We may have come across the terms User Interface (UI) and User Experience (UX) simultaneously quite a few times.  UX and UI are both design disciplines, and they are both related to each other but are very different. UX design is a little bit analytical, whereas UI design is a bit more visual.

Still confused? This analogy would clear your doubts :

  • A UI without a UX is like a painter throwing his paints randomly on the canvas with the hope that it would look good but in reality, it doesn’t.
  • A UX designer will pass off the skeleton, and the UI designer will put up the skin to complete the body and some clothes to enhance it up more!

As we now know what UI and UX design are, let us know more about what constructs as a better designing of the User interface.

Why do we need a good UI design? 

Primarily, the user would want his work to be facilitated easily and be enhanced too. While designing the User Interface, a designer would consider the user’s needs and motives to provide comfort and better action utility.

Now, let us look at some tips on designing the User Interface:

Setting your destination

  • A clear call to action is one of the most important things. In general terms, it means that the user must take on an activity and achieve it.
  • A good user experience leads the user through the channel and takes them exactly where they need to go. It thereby makes things accessible, really easy and not hiding your primary action or secondary activities.
  • Before you start your project, you need to define your path or design for the project.

Reducing the visual clutter

People only have so much mental energy to devote to your project, and so the more you strip away that clutter, the more you’re helping your users be focused and hone in their desired actions.

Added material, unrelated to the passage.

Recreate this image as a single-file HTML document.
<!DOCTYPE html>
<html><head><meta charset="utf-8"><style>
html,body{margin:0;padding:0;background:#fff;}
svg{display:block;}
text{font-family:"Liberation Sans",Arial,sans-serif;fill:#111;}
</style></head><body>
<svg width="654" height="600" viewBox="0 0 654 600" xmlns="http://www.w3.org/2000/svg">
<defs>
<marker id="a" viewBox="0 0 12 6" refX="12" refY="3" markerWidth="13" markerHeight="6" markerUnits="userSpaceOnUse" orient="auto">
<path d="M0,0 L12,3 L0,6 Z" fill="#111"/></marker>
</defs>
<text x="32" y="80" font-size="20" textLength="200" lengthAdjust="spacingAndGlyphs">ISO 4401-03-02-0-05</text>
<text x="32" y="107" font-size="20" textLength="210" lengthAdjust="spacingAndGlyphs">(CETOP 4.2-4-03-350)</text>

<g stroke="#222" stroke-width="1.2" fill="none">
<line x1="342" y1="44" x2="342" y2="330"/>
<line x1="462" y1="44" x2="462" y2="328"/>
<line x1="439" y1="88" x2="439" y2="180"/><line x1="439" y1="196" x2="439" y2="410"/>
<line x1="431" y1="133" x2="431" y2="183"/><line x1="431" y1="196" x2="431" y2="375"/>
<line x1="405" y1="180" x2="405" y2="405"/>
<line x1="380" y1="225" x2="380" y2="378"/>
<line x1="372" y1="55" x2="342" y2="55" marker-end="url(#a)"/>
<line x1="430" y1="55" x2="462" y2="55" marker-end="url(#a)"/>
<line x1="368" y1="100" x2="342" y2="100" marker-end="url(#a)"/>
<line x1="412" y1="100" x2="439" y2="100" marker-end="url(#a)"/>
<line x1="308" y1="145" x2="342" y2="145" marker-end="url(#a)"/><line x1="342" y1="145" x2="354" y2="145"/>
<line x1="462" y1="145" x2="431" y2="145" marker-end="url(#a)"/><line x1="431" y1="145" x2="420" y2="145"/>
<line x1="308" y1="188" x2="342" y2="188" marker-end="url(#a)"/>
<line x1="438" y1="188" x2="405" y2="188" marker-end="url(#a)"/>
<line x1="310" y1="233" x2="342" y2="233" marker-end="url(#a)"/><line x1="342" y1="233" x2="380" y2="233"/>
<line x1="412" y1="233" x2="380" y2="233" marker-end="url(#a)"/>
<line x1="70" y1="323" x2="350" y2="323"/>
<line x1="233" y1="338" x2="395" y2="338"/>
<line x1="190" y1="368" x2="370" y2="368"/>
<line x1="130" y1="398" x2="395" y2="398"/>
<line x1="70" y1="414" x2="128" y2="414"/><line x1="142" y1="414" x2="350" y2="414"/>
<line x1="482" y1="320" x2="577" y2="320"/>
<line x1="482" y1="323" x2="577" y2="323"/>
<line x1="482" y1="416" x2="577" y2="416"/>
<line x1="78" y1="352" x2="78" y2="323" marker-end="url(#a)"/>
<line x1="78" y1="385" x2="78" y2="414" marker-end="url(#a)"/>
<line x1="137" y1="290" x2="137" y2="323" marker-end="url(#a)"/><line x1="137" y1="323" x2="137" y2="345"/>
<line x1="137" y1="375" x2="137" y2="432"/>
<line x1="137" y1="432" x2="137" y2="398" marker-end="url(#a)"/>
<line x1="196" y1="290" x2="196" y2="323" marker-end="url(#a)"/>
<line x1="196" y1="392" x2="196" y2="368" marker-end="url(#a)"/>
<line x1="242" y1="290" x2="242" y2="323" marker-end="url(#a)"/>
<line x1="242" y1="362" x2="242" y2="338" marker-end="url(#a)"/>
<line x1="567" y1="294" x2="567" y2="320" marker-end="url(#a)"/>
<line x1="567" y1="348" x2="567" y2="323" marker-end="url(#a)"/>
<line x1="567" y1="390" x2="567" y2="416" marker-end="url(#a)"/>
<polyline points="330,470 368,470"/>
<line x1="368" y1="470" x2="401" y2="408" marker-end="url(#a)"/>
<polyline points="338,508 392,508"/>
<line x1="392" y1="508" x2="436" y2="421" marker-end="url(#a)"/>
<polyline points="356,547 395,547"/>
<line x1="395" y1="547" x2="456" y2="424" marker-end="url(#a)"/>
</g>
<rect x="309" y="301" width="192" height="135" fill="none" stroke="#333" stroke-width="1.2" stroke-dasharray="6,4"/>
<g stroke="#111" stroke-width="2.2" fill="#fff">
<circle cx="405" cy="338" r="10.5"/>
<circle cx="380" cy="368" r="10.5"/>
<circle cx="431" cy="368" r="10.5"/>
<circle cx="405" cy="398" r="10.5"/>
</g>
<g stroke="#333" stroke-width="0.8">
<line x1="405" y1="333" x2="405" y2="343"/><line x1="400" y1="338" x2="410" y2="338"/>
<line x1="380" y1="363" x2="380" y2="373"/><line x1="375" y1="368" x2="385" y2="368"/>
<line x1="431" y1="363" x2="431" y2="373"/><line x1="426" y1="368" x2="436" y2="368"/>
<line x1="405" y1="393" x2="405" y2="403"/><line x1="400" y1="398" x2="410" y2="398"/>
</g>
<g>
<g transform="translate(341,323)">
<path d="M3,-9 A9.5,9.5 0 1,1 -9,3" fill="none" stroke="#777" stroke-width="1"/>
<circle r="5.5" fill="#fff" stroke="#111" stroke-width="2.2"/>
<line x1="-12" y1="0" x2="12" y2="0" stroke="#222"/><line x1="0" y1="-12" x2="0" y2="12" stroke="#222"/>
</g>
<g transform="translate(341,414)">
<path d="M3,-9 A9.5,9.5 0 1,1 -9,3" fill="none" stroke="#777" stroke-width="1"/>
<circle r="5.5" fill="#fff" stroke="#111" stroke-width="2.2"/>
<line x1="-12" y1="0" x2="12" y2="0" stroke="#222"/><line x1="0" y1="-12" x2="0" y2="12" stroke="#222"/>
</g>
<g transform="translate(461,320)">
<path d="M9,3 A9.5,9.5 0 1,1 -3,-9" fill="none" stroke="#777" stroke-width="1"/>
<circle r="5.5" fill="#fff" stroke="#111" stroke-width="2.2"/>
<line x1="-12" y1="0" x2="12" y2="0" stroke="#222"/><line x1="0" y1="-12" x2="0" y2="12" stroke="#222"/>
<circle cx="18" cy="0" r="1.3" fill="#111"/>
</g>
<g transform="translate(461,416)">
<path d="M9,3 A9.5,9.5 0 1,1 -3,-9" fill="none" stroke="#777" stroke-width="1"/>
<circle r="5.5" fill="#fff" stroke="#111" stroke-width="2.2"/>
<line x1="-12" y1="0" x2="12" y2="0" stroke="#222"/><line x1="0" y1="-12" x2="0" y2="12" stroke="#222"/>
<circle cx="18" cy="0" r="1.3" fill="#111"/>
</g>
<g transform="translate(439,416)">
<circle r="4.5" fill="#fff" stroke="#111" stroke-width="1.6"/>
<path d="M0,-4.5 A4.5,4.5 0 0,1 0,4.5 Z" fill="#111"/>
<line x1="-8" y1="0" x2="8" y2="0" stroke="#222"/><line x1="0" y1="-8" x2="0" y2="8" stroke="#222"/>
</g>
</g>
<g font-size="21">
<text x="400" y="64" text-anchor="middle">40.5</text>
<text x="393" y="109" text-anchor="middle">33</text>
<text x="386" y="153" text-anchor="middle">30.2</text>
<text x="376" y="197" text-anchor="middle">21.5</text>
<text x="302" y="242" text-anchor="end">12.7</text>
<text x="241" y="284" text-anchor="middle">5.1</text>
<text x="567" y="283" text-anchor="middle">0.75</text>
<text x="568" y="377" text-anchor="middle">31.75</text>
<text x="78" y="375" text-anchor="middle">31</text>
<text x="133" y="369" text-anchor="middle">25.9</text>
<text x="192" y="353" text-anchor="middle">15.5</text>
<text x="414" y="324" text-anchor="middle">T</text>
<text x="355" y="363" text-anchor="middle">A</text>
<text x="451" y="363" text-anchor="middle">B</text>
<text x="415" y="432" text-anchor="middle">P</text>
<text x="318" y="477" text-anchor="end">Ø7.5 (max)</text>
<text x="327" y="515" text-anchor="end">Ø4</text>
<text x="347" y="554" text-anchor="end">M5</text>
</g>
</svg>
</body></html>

      E.g., I love options, and I think everybody loves options. Still, you know what it feels like to walk into that Italian restaurant with a hundred and fifty things on the menu you stare at forever versus walking into a niche restaurant that has five items on the menu.  It is always easier to look at condensed, understandable, yet easier to decide options than focussing on clutter and getting disorganized in your head.

Reduce the number of text

  • It is a fact that people don’t read; they scan through. Please don’t make your users scroll forever to find their desired information.
  • Avoid using complicated words and use layman’s term to make it user friendly 
  • Indeed, a picture’s worth a thousand words, but while designing the user interface, try not to obstruct your user visuals with all the picture clusters.

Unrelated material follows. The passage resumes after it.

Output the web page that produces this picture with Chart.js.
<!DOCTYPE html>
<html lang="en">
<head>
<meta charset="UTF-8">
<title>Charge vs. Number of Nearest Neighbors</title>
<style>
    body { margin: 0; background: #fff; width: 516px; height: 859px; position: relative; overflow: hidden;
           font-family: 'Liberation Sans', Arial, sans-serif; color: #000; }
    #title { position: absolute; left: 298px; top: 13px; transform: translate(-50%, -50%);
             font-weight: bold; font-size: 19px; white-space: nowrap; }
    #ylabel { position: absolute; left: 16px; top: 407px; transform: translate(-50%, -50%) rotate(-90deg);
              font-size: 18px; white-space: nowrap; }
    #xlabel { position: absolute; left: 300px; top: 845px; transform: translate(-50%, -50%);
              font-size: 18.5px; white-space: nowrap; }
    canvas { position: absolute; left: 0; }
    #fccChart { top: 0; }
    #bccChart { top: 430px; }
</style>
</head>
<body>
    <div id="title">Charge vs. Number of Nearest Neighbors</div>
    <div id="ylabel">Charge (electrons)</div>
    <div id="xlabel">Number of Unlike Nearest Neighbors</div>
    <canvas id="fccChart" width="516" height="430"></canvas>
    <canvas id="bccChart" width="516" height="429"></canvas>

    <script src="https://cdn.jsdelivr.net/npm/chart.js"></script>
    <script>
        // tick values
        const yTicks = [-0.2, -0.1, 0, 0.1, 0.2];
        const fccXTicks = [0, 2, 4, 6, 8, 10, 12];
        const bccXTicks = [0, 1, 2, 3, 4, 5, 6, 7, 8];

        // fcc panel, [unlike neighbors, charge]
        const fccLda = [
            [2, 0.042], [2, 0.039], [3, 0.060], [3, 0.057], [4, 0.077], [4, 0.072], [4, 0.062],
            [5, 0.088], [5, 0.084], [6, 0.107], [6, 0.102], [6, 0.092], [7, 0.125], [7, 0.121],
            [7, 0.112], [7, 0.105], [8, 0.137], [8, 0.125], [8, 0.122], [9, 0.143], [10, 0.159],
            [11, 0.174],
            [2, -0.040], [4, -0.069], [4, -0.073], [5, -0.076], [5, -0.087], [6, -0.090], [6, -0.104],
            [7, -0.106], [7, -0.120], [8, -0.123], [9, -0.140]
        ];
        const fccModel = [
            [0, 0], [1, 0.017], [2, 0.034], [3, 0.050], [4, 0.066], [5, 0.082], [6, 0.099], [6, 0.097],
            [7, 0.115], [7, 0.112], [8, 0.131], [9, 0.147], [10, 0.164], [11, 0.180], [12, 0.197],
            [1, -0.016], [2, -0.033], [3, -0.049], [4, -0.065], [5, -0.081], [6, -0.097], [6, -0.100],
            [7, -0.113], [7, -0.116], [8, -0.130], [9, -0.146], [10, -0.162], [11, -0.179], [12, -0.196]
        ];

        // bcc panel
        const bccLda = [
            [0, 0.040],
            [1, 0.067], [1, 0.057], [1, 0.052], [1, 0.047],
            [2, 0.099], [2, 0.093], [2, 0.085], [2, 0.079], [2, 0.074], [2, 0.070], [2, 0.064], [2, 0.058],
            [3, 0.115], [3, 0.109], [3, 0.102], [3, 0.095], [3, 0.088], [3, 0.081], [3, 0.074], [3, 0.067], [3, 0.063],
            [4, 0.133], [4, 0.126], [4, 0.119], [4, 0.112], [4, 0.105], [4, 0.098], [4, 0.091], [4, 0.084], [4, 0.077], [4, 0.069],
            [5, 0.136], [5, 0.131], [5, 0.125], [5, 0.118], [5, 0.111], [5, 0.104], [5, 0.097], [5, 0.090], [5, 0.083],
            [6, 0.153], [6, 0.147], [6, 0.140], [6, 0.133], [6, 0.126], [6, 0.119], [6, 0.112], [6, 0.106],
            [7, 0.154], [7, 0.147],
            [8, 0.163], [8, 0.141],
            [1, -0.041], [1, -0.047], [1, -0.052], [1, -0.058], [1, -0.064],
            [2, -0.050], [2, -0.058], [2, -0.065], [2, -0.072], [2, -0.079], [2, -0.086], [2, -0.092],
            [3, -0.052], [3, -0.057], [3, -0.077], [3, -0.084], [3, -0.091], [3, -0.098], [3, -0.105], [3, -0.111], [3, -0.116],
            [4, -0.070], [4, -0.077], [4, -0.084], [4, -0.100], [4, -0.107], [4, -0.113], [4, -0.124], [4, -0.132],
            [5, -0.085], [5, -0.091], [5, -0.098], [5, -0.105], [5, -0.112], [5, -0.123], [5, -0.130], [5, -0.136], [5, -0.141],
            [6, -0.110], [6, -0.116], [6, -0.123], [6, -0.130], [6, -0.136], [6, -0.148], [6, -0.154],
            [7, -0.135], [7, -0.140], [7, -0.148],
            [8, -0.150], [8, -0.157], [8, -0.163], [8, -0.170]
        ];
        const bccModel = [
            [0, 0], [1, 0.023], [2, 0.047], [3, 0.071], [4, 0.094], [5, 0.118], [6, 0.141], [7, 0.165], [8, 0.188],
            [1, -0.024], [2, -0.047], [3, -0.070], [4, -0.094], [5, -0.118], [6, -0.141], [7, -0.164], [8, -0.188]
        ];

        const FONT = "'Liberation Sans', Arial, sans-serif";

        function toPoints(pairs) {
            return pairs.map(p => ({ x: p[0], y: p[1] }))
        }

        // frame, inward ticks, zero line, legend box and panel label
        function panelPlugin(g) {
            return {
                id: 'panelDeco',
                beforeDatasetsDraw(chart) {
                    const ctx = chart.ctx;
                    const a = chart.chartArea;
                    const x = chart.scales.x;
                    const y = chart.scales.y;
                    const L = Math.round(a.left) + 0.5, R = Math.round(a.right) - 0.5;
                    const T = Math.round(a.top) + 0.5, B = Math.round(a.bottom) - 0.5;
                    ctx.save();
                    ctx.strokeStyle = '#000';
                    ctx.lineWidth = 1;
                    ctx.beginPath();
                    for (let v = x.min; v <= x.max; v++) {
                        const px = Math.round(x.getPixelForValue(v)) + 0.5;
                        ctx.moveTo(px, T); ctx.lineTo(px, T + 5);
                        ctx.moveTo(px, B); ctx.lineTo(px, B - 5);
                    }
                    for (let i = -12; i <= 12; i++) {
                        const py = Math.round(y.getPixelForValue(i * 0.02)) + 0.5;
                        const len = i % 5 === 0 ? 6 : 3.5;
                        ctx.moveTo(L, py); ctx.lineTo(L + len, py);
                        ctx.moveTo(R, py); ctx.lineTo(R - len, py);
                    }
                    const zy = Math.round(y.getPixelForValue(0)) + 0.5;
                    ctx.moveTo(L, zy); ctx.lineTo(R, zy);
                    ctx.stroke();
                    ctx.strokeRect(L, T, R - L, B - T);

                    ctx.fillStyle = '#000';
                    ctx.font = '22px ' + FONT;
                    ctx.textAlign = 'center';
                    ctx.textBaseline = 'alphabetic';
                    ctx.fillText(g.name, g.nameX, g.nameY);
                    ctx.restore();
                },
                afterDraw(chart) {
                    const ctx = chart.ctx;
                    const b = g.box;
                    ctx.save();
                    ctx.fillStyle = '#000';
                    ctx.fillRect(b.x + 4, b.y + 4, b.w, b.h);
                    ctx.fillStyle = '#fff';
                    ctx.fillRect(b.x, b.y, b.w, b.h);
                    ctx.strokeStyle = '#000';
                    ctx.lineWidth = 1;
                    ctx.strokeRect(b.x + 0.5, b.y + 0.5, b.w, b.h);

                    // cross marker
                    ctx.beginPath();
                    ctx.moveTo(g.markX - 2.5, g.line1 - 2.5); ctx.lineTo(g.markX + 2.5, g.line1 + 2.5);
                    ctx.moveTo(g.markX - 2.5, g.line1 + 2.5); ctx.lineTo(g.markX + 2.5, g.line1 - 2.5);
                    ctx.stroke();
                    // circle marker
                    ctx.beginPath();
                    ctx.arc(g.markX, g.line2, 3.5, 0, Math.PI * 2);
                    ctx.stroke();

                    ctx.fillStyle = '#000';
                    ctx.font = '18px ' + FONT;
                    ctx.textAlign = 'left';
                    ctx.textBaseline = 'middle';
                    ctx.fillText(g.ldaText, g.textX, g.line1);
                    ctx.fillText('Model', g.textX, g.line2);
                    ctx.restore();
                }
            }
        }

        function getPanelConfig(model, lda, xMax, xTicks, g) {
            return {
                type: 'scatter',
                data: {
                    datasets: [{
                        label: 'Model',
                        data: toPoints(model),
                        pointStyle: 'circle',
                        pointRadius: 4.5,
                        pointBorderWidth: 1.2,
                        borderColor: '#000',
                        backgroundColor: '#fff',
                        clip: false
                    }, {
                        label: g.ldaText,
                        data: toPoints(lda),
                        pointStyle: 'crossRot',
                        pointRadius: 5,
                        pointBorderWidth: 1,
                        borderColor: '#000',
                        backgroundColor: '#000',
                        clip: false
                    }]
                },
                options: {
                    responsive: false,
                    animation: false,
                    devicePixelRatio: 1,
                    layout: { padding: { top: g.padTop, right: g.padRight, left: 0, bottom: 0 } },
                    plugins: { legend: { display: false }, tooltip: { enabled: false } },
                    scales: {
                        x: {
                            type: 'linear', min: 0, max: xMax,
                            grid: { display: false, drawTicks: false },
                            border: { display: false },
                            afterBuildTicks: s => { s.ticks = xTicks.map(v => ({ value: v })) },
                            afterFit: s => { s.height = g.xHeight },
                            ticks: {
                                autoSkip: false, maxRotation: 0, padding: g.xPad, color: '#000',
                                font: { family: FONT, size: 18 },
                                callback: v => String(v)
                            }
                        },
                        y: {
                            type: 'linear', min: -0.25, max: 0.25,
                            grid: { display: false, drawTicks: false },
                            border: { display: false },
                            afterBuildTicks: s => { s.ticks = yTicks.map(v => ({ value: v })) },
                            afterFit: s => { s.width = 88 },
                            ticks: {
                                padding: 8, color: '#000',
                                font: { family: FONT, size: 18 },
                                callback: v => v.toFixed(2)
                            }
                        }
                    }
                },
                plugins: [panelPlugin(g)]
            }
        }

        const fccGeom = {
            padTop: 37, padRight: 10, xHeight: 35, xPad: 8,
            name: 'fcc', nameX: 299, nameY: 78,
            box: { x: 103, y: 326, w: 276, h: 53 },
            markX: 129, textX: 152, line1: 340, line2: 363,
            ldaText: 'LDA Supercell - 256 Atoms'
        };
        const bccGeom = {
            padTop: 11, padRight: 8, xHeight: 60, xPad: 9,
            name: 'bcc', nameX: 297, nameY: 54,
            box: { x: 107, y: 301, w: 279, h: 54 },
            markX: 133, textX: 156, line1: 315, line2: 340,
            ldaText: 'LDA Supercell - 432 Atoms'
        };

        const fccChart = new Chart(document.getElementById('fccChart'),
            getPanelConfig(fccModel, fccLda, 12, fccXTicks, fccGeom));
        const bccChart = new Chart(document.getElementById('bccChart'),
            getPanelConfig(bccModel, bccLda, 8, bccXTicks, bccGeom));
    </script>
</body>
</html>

Avoid too many blank spaces

  • White space gives the visual that the work was done in a hurry and disorganized manner. 
  • Let your designs breathe and avoid boxing things in. Open things up, remove the borders and the lines. Let things have a little room to operate and thereby allow users to navigate effortlessly.

Load time of the project

This is vital when designing the user interface. 

  • No user wants to wait inevitably for the application to load. This can be achieved with less clutter of images and text but make sure you include what is necessary.
  • Consider making the picture to load first than the text as this would retain the users with interest and would be waiting curiously.

Minimalistic yet effective

  • You would not want your users to feel clustered with a lot of tabs and buttons. 
  • While designing the user interface, a simple interface yet eye-pleasing key features like colour, contrast, optimum white space could make the users connect to your design more efficiently.


Many companies create an excellent application, but they lack focus on designing, which leads to the downfall of the application. UI and UX design are always paired together as they are complementary to each other. In short, you need good brains to create an excellent app, but you need great design skills to make the application successful.